_What the task asks_. Go through the data and copy every line exactly, but not the images.

## start Dataset excerpt

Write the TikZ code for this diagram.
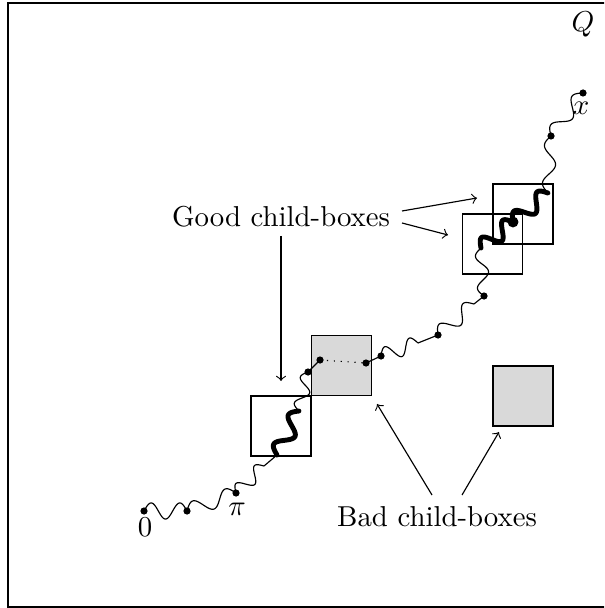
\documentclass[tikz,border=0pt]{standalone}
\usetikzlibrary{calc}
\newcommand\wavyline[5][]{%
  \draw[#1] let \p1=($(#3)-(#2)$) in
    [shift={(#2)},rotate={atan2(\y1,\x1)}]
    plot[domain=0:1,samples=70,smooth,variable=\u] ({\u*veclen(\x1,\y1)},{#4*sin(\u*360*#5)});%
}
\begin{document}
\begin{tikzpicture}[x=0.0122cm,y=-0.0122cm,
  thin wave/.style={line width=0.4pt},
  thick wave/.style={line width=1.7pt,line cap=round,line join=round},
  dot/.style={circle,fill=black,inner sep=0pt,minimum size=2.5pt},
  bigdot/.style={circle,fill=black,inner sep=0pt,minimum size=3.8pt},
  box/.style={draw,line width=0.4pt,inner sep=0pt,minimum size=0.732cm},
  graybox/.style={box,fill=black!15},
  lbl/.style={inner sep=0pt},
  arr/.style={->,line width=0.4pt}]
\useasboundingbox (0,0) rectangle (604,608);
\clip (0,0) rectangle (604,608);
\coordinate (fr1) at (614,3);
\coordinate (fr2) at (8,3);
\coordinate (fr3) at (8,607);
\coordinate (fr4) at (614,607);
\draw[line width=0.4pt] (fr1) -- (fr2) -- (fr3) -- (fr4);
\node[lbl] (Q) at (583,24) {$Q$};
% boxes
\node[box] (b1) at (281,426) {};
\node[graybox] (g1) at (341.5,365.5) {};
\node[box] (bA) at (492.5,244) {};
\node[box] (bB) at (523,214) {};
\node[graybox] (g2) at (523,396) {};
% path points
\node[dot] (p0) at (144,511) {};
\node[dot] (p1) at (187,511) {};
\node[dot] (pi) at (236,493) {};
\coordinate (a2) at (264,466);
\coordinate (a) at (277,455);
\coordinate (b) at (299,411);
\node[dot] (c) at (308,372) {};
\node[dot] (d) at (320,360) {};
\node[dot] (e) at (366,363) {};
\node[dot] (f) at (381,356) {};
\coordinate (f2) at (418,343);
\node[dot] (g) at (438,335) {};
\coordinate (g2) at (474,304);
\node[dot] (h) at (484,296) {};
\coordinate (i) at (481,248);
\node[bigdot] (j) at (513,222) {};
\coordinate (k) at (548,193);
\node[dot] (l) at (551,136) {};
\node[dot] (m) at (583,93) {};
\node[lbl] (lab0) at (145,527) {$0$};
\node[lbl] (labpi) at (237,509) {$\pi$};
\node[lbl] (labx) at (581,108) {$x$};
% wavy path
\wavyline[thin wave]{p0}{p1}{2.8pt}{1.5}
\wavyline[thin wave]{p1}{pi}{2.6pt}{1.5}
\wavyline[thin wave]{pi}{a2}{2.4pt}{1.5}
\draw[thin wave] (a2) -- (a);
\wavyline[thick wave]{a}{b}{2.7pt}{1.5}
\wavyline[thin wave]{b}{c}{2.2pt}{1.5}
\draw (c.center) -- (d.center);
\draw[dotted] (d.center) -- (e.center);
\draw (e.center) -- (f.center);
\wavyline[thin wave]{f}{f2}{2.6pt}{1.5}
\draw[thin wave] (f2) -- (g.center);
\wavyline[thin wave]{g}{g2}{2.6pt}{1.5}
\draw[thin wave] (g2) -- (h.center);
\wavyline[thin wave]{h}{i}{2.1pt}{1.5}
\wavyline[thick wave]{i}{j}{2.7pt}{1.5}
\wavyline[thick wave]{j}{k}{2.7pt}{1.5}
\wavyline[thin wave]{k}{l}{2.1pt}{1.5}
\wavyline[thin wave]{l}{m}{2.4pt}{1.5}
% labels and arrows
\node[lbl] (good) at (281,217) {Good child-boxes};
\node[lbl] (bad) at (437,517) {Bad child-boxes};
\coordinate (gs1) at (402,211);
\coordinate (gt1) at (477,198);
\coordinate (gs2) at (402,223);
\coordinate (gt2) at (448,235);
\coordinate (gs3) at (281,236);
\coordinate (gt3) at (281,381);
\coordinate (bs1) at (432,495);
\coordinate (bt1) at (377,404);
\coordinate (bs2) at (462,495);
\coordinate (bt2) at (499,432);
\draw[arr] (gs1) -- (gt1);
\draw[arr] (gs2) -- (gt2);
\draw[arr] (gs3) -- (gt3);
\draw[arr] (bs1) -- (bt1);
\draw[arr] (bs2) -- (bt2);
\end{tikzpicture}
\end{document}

## end Dataset excerpt

_Problem solution_.
Write the TikZ code for this diagram.
\documentclass[tikz,border=0pt]{standalone}
\usetikzlibrary{calc}
\newcommand\wavyline[5][]{%
  \draw[#1] let \p1=($(#3)-(#2)$) in
    [shift={(#2)},rotate={atan2(\y1,\x1)}]
    plot[domain=0:1,samples=70,smooth,variable=\u] ({\u*veclen(\x1,\y1)},{#4*sin(\u*360*#5)});%
}
\begin{document}
\begin{tikzpicture}[x=0.0122cm,y=-0.0122cm,
  thin wave/.style={line width=0.4pt},
  thick wave/.style={line width=1.7pt,line cap=round,line join=round},
  dot/.style={circle,fill=black,inner sep=0pt,minimum size=2.5pt},
  bigdot/.style={circle,fill=black,inner sep=0pt,minimum size=3.8pt},
  box/.style={draw,line width=0.4pt,inner sep=0pt,minimum size=0.732cm},
  graybox/.style={box,fill=black!15},
  lbl/.style={inner sep=0pt},
  arr/.style={->,line width=0.4pt}]
\useasboundingbox (0,0) rectangle (604,608);
\clip (0,0) rectangle (604,608);
\coordinate (fr1) at (614,3);
\coordinate (fr2) at (8,3);
\coordinate (fr3) at (8,607);
\coordinate (fr4) at (614,607);
\draw[line width=0.4pt] (fr1) -- (fr2) -- (fr3) -- (fr4);
\node[lbl] (Q) at (583,24) {$Q$};
% boxes
\node[box] (b1) at (281,426) {};
\node[graybox] (g1) at (341.5,365.5) {};
\node[box] (bA) at (492.5,244) {};
\node[box] (bB) at (523,214) {};
\node[graybox] (g2) at (523,396) {};
% path points
\node[dot] (p0) at (144,511) {};
\node[dot] (p1) at (187,511) {};
\node[dot] (pi) at (236,493) {};
\coordinate (a2) at (264,466);
\coordinate (a) at (277,455);
\coordinate (b) at (299,411);
\node[dot] (c) at (308,372) {};
\node[dot] (d) at (320,360) {};
\node[dot] (e) at (366,363) {};
\node[dot] (f) at (381,356) {};
\coordinate (f2) at (418,343);
\node[dot] (g) at (438,335) {};
\coordinate (g2) at (474,304);
\node[dot] (h) at (484,296) {};
\coordinate (i) at (481,248);
\node[bigdot] (j) at (513,222) {};
\coordinate (k) at (548,193);
\node[dot] (l) at (551,136) {};
\node[dot] (m) at (583,93) {};
\node[lbl] (lab0) at (145,527) {$0$};
\node[lbl] (labpi) at (237,509) {$\pi$};
\node[lbl] (labx) at (581,108) {$x$};
% wavy path
\wavyline[thin wave]{p0}{p1}{2.8pt}{1.5}
\wavyline[thin wave]{p1}{pi}{2.6pt}{1.5}
\wavyline[thin wave]{pi}{a2}{2.4pt}{1.5}
\draw[thin wave] (a2) -- (a);
\wavyline[thick wave]{a}{b}{2.7pt}{1.5}
\wavyline[thin wave]{b}{c}{2.2pt}{1.5}
\draw (c.center) -- (d.center);
\draw[dotted] (d.center) -- (e.center);
\draw (e.center) -- (f.center);
\wavyline[thin wave]{f}{f2}{2.6pt}{1.5}
\draw[thin wave] (f2) -- (g.center);
\wavyline[thin wave]{g}{g2}{2.6pt}{1.5}
\draw[thin wave] (g2) -- (h.center);
\wavyline[thin wave]{h}{i}{2.1pt}{1.5}
\wavyline[thick wave]{i}{j}{2.7pt}{1.5}
\wavyline[thick wave]{j}{k}{2.7pt}{1.5}
\wavyline[thin wave]{k}{l}{2.1pt}{1.5}
\wavyline[thin wave]{l}{m}{2.4pt}{1.5}
% labels and arrows
\node[lbl] (good) at (281,217) {Good child-boxes};
\node[lbl] (bad) at (437,517) {Bad child-boxes};
\coordinate (gs1) at (402,211);
\coordinate (gt1) at (477,198);
\coordinate (gs2) at (402,223);
\coordinate (gt2) at (448,235);
\coordinate (gs3) at (281,236);
\coordinate (gt3) at (281,381);
\coordinate (bs1) at (432,495);
\coordinate (bt1) at (377,404);
\coordinate (bs2) at (462,495);
\coordinate (bt2) at (499,432);
\draw[arr] (gs1) -- (gt1);
\draw[arr] (gs2) -- (gt2);
\draw[arr] (gs3) -- (gt3);
\draw[arr] (bs1) -- (bt1);
\draw[arr] (bs2) -- (bt2);
\end{tikzpicture}
\end{document}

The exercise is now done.